* _Short problem_:
Go through the records below line by line, counting those that contain the word "this"; answer with the count only.

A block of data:
--- begin ---

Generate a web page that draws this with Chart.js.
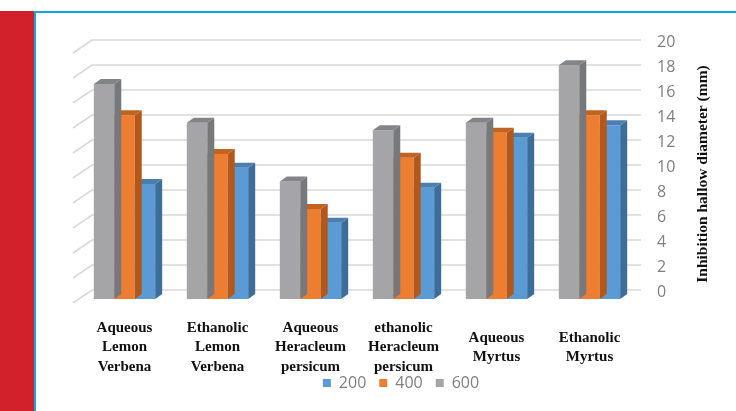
<!DOCTYPE html>
<html>
<head>
<meta charset="utf-8">
<script src="https://cdn.jsdelivr.net/npm/chart.js@4.4.1/dist/chart.umd.min.js"></script>
<style>
  html, body { margin: 0; padding: 0; background: #ffffff; }
  body { width: 736px; height: 411px; position: relative; overflow: hidden; }
  #band { position: absolute; left: 0; top: 11px; width: 34px; height: 400px; background: #d2212a; }
  #lineTop { position: absolute; left: 34px; top: 11px; width: 702px; height: 2px; background: #14a6e0; }
  #lineLeft { position: absolute; left: 34px; top: 11px; width: 2px; height: 400px; background: #14a6e0; }
  #wrap { position: absolute; left: 36px; top: 13px; width: 700px; height: 398px; }
</style>
</head>
<body>
<div id="band"></div>
<div id="lineTop"></div>
<div id="lineLeft"></div>
<div id="wrap"><canvas id="myChart" width="700" height="398"></canvas></div>
<script>
window.onload = function()
{
    var ctx = document.getElementById("myChart").getContext("2d");

    var categories = [
        ["Aqueous", "Lemon", "Verbena"],
        ["Ethanolic", "Lemon", "Verbena"],
        ["Aqueous", "Heracleum", "persicum"],
        ["ethanolic", "Heracleum", "persicum"],
        ["Aqueous", "Myrtus"],
        ["Ethanolic", "Myrtus"]
    ];

    var conc200 = [9.2, 10.5, 6.1, 8.9, 12.9, 13.9];
    var conc400 = [14.7, 11.6, 7.2, 11.3, 13.3, 14.7];
    var conc600 = [17.2, 14.1, 9.4, 13.5, 14.1, 18.7];

    var yTicks = [0, 2, 4, 6, 8, 10, 12, 14, 16, 18, 20];
    var yTitle = "Inhibition hallow diameter (mm)";

    // front, side, top colours for each series
    var shades = {
        "600": ["#a5a5a7", "#77787b", "#838487"],
        "400": ["#ed7d31", "#b3581a", "#c2631f"],
        "200": ["#5b9bd5", "#3d6d9a", "#4a7fb1"]
    };

    var depthX = 7, depthY = 5;       // bar depth
    var backUp = 9;                   // back wall offset above the front scale
    var floorX = 19, floorY = 13;     // diagonal of the floor / side wall

    var threeD = {
        id: 'threeD',
        afterLayout: function(chart)
        {
            // let the category labels run down over the legend band without clipping
            chart.scales.x.bottom = chart.height;
        },
        beforeDatasetsDraw: function(chart)
        {
            var c = chart.ctx;
            var area = chart.chartArea;
            var y = chart.scales.y;
            c.save();
            c.strokeStyle = '#d9d9d9';
            c.lineWidth = 1.6;
            yTicks.forEach(function(v)
            {
                var py = y.getPixelForValue(v) - backUp;
                var lx = area.left + 14;
                c.beginPath();
                c.moveTo(lx - floorX, py + floorY);
                c.lineTo(lx, py);
                c.lineTo(area.right + 5, py);
                c.stroke();
            });
            c.restore();
        },
        afterDatasetDraw: function(chart, args)
        {
            var c = chart.ctx;
            var ds = chart.data.datasets[args.index];
            var sh = shades[ds.label];
            c.save();
            args.meta.data.forEach(function(bar)
            {
                var p = bar.getProps(['x', 'y', 'base', 'width'], true);
                var l = p.x - p.width / 2, r = p.x + p.width / 2;
                // side
                c.fillStyle = sh[1];
                c.beginPath();
                c.moveTo(r, p.y);
                c.lineTo(r + depthX, p.y - depthY);
                c.lineTo(r + depthX, p.base - depthY);
                c.lineTo(r, p.base);
                c.closePath();
                c.fill();
                // top
                c.fillStyle = sh[2];
                c.beginPath();
                c.moveTo(l, p.y);
                c.lineTo(l + depthX, p.y - depthY);
                c.lineTo(r + depthX, p.y - depthY);
                c.lineTo(r, p.y);
                c.closePath();
                c.fill();
            });
            c.restore();
        },
        afterDraw: function(chart)
        {
            var c = chart.ctx;
            var s = chart.scales.y;
            var area = chart.chartArea;
            c.save();
            c.translate(s.left + 67, (area.top + area.bottom) / 2);
            c.rotate(-Math.PI / 2);
            c.fillStyle = '#111111';
            c.font = 'bold 15.5px "Liberation Serif"';
            c.textAlign = 'center';
            c.textBaseline = 'middle';
            c.fillText(yTitle, 0, 0);
            c.restore();
        }
    };

    var myChart = new Chart(ctx,
    {
        type: 'bar',
        data:
        {
            labels: categories,
            datasets:
            [
                { label: '600', data: conc600, backgroundColor: shades["600"][0] },
                { label: '400', data: conc400, backgroundColor: shades["400"][0] },
                { label: '200', data: conc200, backgroundColor: shades["200"][0] }
            ]
        },
        options:
        {
            responsive: false,
            animation: false,
            categoryPercentage: 0.66,
            barPercentage: 1.0,
            layout: { padding: { left: 42, right: 12, top: 36, bottom: 10 } },
            plugins:
            {
                tooltip: { enabled: false },
                legend:
                {
                    position: 'bottom',
                    reverse: true,
                    labels:
                    {
                        boxWidth: 8,
                        boxHeight: 8,
                        padding: 13,
                        color: '#7f7f7f',
                        font: { family: '"Open Sans"', size: 16 }
                    }
                }
            },
            scales:
            {
                x:
                {
                    grid: { display: false, drawTicks: false },
                    border: { display: false },
                    ticks:
                    {
                        padding: 29,
                        crossAlign: 'center',
                        color: '#111111',
                        font: { family: '"Liberation Serif"', size: 15, weight: 'bold', lineHeight: 1.3 }
                    },
                    afterFit: function(s) { s.height = 63; }
                },
                y:
                {
                    position: 'right',
                    min: 0,
                    max: 20,
                    grid: { display: false, drawTicks: false },
                    border: { display: false },
                    ticks:
                    {
                        stepSize: 2,
                        padding: 21,
                        labelOffset: -7,
                        color: '#7f7f7f',
                        font: { family: '"Open Sans"', size: 16 }
                    },
                    afterFit: function(s) { s.width = 88; }
                }
            }
        },
        plugins: [threeD]
    });
};
</script>
</body>
</html>
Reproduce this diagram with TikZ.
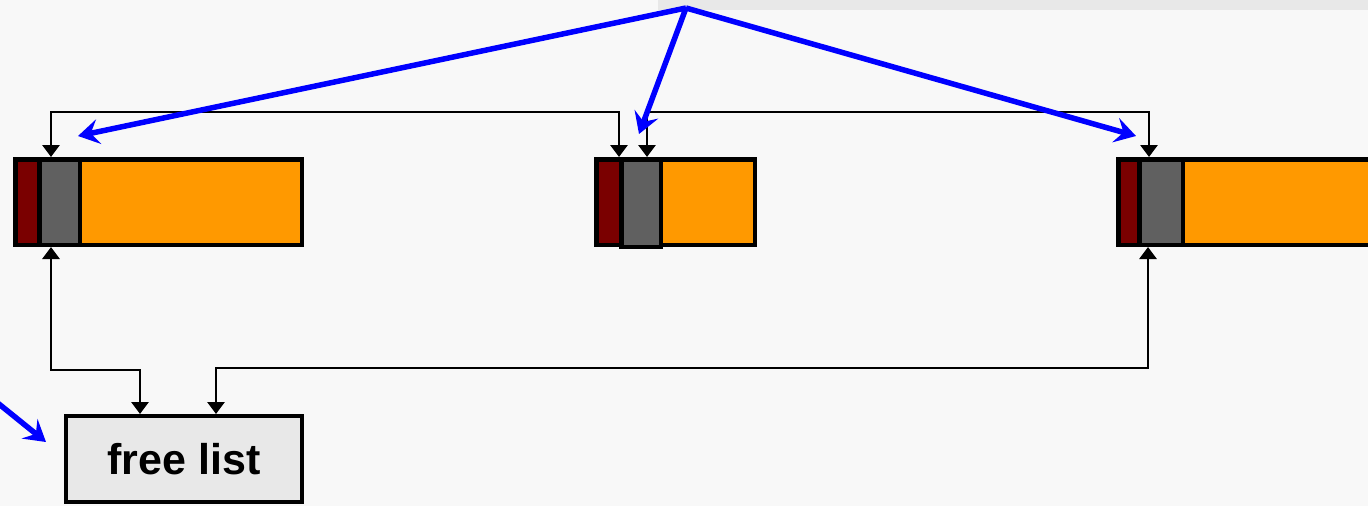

--- end ---

* _Reply to the exercise_:
2